I’m not sure how useful it actually is, or even how useful it could be. I haven’t figured out how what to do with it, or why. I’ve never fit neatly into the established categories, so—well, yeah. I’m on LinkedIn for reasons I don’t entirely understand.

But I stay for the entertainment.

The jobs the email listed are for a novelist, an author, a writer, a freelance writer, and a chief executive officer. If you notice anything odd in that list, it’s okay, you’re not—as far as I can tell from here—on drugs.

I itch to simplify that list. Because in addition to being a novelist, an author, a writer, and a freelance writer, I was also a copy editor, and that’s what copy editors do. How much overlap is there, guys, between an author, a writer, and a freelance writer? Why are we mentioning all three? I’ll give them novelist: That’s specific enough to justify its own mention, although I want to tell you, it’s damn rare that anyone wants to hire one. When did you last hear someone yell, “Quick, we need a novelist to sort out this mess”?

We’ll get to the next problem with the list in an inch or two.

I clicked on novelist to see what jobs LinkedIn had found in Exeter.

None. But it did want to know what I thought of its new job search experience.

Oh, hell, I loved it so much that I went back and clicked on author, writer, and freelance writer.

No matches. So I clicked on chief executive officer—a job I’m stunningly unqualified for and the true oddity of the list.

No matches. No one in Exeter is hiring CEOs.
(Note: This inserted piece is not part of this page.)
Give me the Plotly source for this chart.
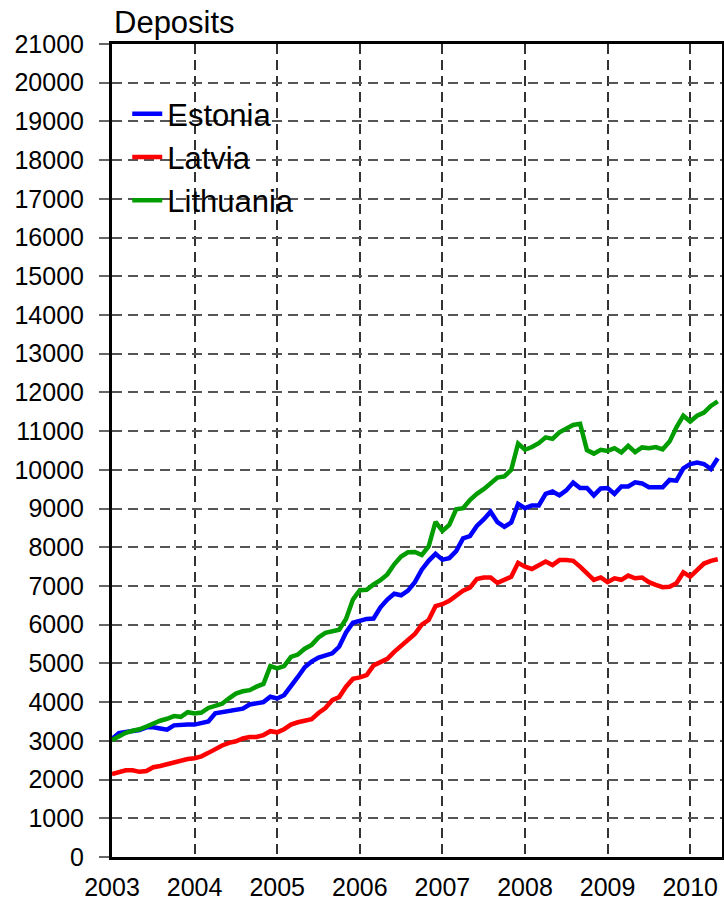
import plotly.graph_objects as go

# Monthly deposits, Jan 2003 .. May 2010
start_year = 2003
estonia = [3050, 3200, 3230, 3250, 3280, 3350, 3350, 3320, 3290, 3400, 3420, 3420,
           3420, 3450, 3500, 3710, 3740, 3780, 3800, 3830, 3940, 3960, 4000, 4140,
           4095, 4180, 4400, 4650, 4900, 5050, 5150, 5210, 5260, 5430, 5800, 6050,
           6110, 6150, 6160, 6450, 6650, 6800, 6760, 6880, 7100, 7420, 7650, 7830,
           7680, 7720, 7900, 8230, 8290, 8550, 8720, 8920, 8650, 8530, 8640, 9120,
           9010, 9080, 9080, 9380, 9440, 9340, 9470, 9670, 9530, 9530, 9340, 9520,
           9530, 9380, 9570, 9570, 9680, 9650, 9550, 9540, 9550, 9740, 9720, 10040,
           10150, 10190, 10150, 10020, 10300]
latvia = [2140, 2190, 2240, 2240, 2200, 2220, 2320, 2350, 2400, 2450, 2490, 2530,
          2550, 2600, 2690, 2800, 2880, 2950, 2990, 3060, 3100, 3100, 3150, 3250,
          3220, 3300, 3420, 3480, 3520, 3560, 3720, 3850, 4050, 4130, 4400, 4600,
          4640, 4700, 4950, 5050, 5120, 5300, 5450, 5620, 5760, 6000, 6120, 6480,
          6530, 6620, 6760, 6880, 6960, 7180, 7220, 7220, 7080, 7170, 7240, 7600,
          7500, 7440, 7530, 7630, 7540, 7670, 7670, 7650, 7500, 7330, 7160, 7220,
          7100, 7200, 7160, 7270, 7200, 7220, 7100, 7030, 6970, 6980, 7070, 7350,
          7240, 7410, 7580, 7650, 7690]
lithuania = [3020, 3120, 3210, 3260, 3300, 3370, 3450, 3520, 3570, 3640, 3620, 3740,
             3710, 3730, 3850, 3910, 3960, 4100, 4220, 4280, 4310, 4400, 4470, 4930,
             4870, 4930, 5170, 5230, 5380, 5480, 5670, 5790, 5830, 5870, 6150, 6650,
             6890, 6900, 7040, 7150, 7300, 7560, 7760, 7870, 7880, 7800, 8020, 8660,
             8420, 8580, 8980, 9010, 9220, 9380, 9500, 9650, 9800, 9830, 10000, 10680,
             10520, 10590, 10690, 10840, 10800, 10970, 11080, 11160, 11190, 10510, 10420, 10520,
             10490, 10560, 10450, 10620, 10460, 10580, 10560, 10590, 10530, 10730, 11100, 11400,
             11250, 11400, 11480, 11650, 11770]
year_ticks = [2003, 2004, 2005, 2006, 2007, 2008, 2009, 2010]
series_names = ["Estonia", "Latvia", "Lithuania"]
series_colors = ["#0000FF", "#FF0000", "#009C00"]

months = [start_year + i / 12 for i in range(len(estonia))]

fig = go.Figure()
for name, vals, col in zip(series_names, [estonia, latvia, lithuania], series_colors):
    fig.add_trace(go.Scatter(x=months, y=vals, mode="lines", name=name,
                             legendgroup=name,
                             line=dict(color=col, width=4.5)))

FONT = "Arial, Liberation Sans, sans-serif"
fig.update_layout(
    width=724, height=901,
    margin=dict(l=112, r=2, t=44, b=44, autoexpand=False),
    paper_bgcolor="white", plot_bgcolor="white",
    font=dict(family=FONT, color="black"),
    showlegend=True,
    legend=dict(x=0.025, y=0.947, xanchor="left", yanchor="top",
                bgcolor="rgba(0,0,0,0)", borderwidth=0,
                font=dict(size=31, family=FONT, color="black"),
                tracegroupgap=10, traceorder="normal"),
    annotations=[dict(text="Deposits", xref="paper", yref="paper", x=0, y=1,
                      xanchor="left", yanchor="bottom", yshift=2, showarrow=False,
                      font=dict(size=31, family=FONT, color="black"))],
)
fig.update_xaxes(
    range=[2003, 2010.385], tickvals=year_ticks, ticktext=[str(y) for y in year_ticks],
    showgrid=True, gridcolor="#333333", gridwidth=1.5, griddash="10px,6px",
    showline=True, linecolor="black", linewidth=3, mirror=True,
    ticks="", ticklabelstandoff=6,
    tickfont=dict(size=25, family=FONT, color="black"),
    zeroline=False, automargin=False,
)
fig.update_yaxes(
    range=[0, 21000], tickvals=list(range(0, 21001, 1000)),
    ticktext=[str(v) for v in range(0, 21001, 1000)],
    showgrid=True, gridcolor="#555555", gridwidth=1.5, griddash="10px,6px",
    showline=True, linecolor="black", linewidth=3, mirror=True,
    ticks="outside", ticklen=10, tickwidth=1.5, tickcolor="#666666",
    ticklabelstandoff=10,
    tickfont=dict(size=25, family=FONT, color="black"),
    zeroline=False, automargin=False,
)
fig.write_html("out.html", config={"displayModeBar": False},
               post_script="document.body.style.margin='0';document.body.style.overflow='hidden';")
Or maybe, wisely, no one’s hiring CEOs with my qualifications.

It all reminds me of the time I ran into an acquaintance and asked how she was.

“Terrible,” she said.

“What’s wrong?” I asked.

“I don’t want to talk about it,” she said.

“Then why bring it up?” I didn’t ask.

In a similar vein, I wasn’t the one who asked about jobs for novelists. Are they going to notify me every time one doesn’t come up? I’m going to have a lot of emails.

Technology: This isn’t about the U.K., it’s about the U.S., but I do want to be even handed.

The USS Zumwalt, the U.S. navy’s super high-tech destroyer and its most expensive ever, broke down in the Panama Canal. It’s worth $4.4 billion, can fire rocket-powered shells up to 63 miles—those are nautical miles, and let’s not get into how they’re different from other miles because it’ll be such a snarl we’ll never get loose—and it had to be towed to the nearest garage, where a mechanic scratched his head and said, “I don’t know, buddy. Looks expensive. We’ll have to send away for parts, so you could be here for a while.”

It had a similar problem the month before. And if that isn’t embarrassing enough, it can’t fire its guns because at $800,000 per round the ammunition’s too expensive.